- Given data -
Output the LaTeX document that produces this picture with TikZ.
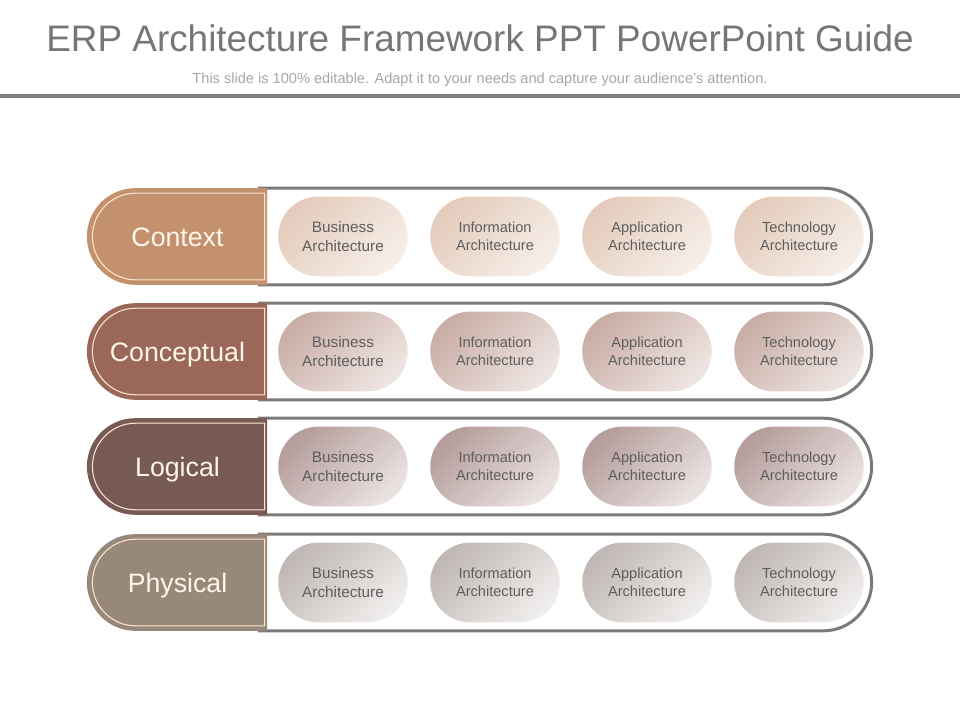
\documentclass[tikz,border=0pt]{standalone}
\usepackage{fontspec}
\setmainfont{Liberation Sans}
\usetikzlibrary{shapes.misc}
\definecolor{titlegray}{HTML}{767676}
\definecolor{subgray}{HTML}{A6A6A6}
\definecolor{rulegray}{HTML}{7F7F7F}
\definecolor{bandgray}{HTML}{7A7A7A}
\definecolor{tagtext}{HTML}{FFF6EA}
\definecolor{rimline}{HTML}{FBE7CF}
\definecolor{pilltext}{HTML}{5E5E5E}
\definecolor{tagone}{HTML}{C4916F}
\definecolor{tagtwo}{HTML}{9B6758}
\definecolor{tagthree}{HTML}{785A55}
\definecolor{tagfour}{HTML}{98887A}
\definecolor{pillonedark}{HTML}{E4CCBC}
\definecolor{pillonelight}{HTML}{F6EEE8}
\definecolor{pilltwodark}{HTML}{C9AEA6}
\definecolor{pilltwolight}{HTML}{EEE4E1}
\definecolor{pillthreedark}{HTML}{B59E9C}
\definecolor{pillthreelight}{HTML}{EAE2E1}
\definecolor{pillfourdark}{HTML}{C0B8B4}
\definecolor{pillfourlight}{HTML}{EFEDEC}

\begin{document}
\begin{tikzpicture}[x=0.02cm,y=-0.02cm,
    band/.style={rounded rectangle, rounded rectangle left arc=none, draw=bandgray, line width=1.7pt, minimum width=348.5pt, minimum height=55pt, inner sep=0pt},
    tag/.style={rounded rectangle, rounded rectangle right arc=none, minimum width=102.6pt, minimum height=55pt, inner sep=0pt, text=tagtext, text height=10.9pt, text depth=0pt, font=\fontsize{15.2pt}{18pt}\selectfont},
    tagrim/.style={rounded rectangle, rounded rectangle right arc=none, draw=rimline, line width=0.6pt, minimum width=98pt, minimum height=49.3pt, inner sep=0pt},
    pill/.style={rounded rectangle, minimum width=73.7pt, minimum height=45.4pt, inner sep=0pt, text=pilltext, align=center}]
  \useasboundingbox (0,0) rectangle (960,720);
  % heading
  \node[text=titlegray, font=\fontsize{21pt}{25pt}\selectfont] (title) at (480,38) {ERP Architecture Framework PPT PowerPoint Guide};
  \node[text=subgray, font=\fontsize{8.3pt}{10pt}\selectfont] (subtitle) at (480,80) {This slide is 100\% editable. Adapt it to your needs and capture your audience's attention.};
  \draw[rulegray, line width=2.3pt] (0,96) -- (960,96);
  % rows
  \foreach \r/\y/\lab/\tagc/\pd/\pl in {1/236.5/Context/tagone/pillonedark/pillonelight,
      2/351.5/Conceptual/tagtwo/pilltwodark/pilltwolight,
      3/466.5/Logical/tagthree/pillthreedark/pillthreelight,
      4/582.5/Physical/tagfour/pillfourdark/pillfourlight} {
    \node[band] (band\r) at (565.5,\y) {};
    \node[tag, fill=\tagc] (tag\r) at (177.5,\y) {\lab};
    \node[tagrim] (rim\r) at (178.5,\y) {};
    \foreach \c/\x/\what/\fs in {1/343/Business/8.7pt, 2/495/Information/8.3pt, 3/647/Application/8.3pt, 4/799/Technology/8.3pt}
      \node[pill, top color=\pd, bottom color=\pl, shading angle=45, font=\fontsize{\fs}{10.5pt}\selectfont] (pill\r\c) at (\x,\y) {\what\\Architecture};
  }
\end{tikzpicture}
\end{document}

- Short problem -
Repeat the material above word for word and skip every image in it.

- Expected answer -
Output the LaTeX document that produces this picture with TikZ.
\documentclass[tikz,border=0pt]{standalone}
\usepackage{fontspec}
\setmainfont{Liberation Sans}
\usetikzlibrary{shapes.misc}
\definecolor{titlegray}{HTML}{767676}
\definecolor{subgray}{HTML}{A6A6A6}
\definecolor{rulegray}{HTML}{7F7F7F}
\definecolor{bandgray}{HTML}{7A7A7A}
\definecolor{tagtext}{HTML}{FFF6EA}
\definecolor{rimline}{HTML}{FBE7CF}
\definecolor{pilltext}{HTML}{5E5E5E}
\definecolor{tagone}{HTML}{C4916F}
\definecolor{tagtwo}{HTML}{9B6758}
\definecolor{tagthree}{HTML}{785A55}
\definecolor{tagfour}{HTML}{98887A}
\definecolor{pillonedark}{HTML}{E4CCBC}
\definecolor{pillonelight}{HTML}{F6EEE8}
\definecolor{pilltwodark}{HTML}{C9AEA6}
\definecolor{pilltwolight}{HTML}{EEE4E1}
\definecolor{pillthreedark}{HTML}{B59E9C}
\definecolor{pillthreelight}{HTML}{EAE2E1}
\definecolor{pillfourdark}{HTML}{C0B8B4}
\definecolor{pillfourlight}{HTML}{EFEDEC}

\begin{document}
\begin{tikzpicture}[x=0.02cm,y=-0.02cm,
    band/.style={rounded rectangle, rounded rectangle left arc=none, draw=bandgray, line width=1.7pt, minimum width=348.5pt, minimum height=55pt, inner sep=0pt},
    tag/.style={rounded rectangle, rounded rectangle right arc=none, minimum width=102.6pt, minimum height=55pt, inner sep=0pt, text=tagtext, text height=10.9pt, text depth=0pt, font=\fontsize{15.2pt}{18pt}\selectfont},
    tagrim/.style={rounded rectangle, rounded rectangle right arc=none, draw=rimline, line width=0.6pt, minimum width=98pt, minimum height=49.3pt, inner sep=0pt},
    pill/.style={rounded rectangle, minimum width=73.7pt, minimum height=45.4pt, inner sep=0pt, text=pilltext, align=center}]
  \useasboundingbox (0,0) rectangle (960,720);
  % heading
  \node[text=titlegray, font=\fontsize{21pt}{25pt}\selectfont] (title) at (480,38) {ERP Architecture Framework PPT PowerPoint Guide};
  \node[text=subgray, font=\fontsize{8.3pt}{10pt}\selectfont] (subtitle) at (480,80) {This slide is 100\% editable. Adapt it to your needs and capture your audience's attention.};
  \draw[rulegray, line width=2.3pt] (0,96) -- (960,96);
  % rows
  \foreach \r/\y/\lab/\tagc/\pd/\pl in {1/236.5/Context/tagone/pillonedark/pillonelight,
      2/351.5/Conceptual/tagtwo/pilltwodark/pilltwolight,
      3/466.5/Logical/tagthree/pillthreedark/pillthreelight,
      4/582.5/Physical/tagfour/pillfourdark/pillfourlight} {
    \node[band] (band\r) at (565.5,\y) {};
    \node[tag, fill=\tagc] (tag\r) at (177.5,\y) {\lab};
    \node[tagrim] (rim\r) at (178.5,\y) {};
    \foreach \c/\x/\what/\fs in {1/343/Business/8.7pt, 2/495/Information/8.3pt, 3/647/Application/8.3pt, 4/799/Technology/8.3pt}
      \node[pill, top color=\pd, bottom color=\pl, shading angle=45, font=\fontsize{\fs}{10.5pt}\selectfont] (pill\r\c) at (\x,\y) {\what\\Architecture};
  }
\end{tikzpicture}
\end{document}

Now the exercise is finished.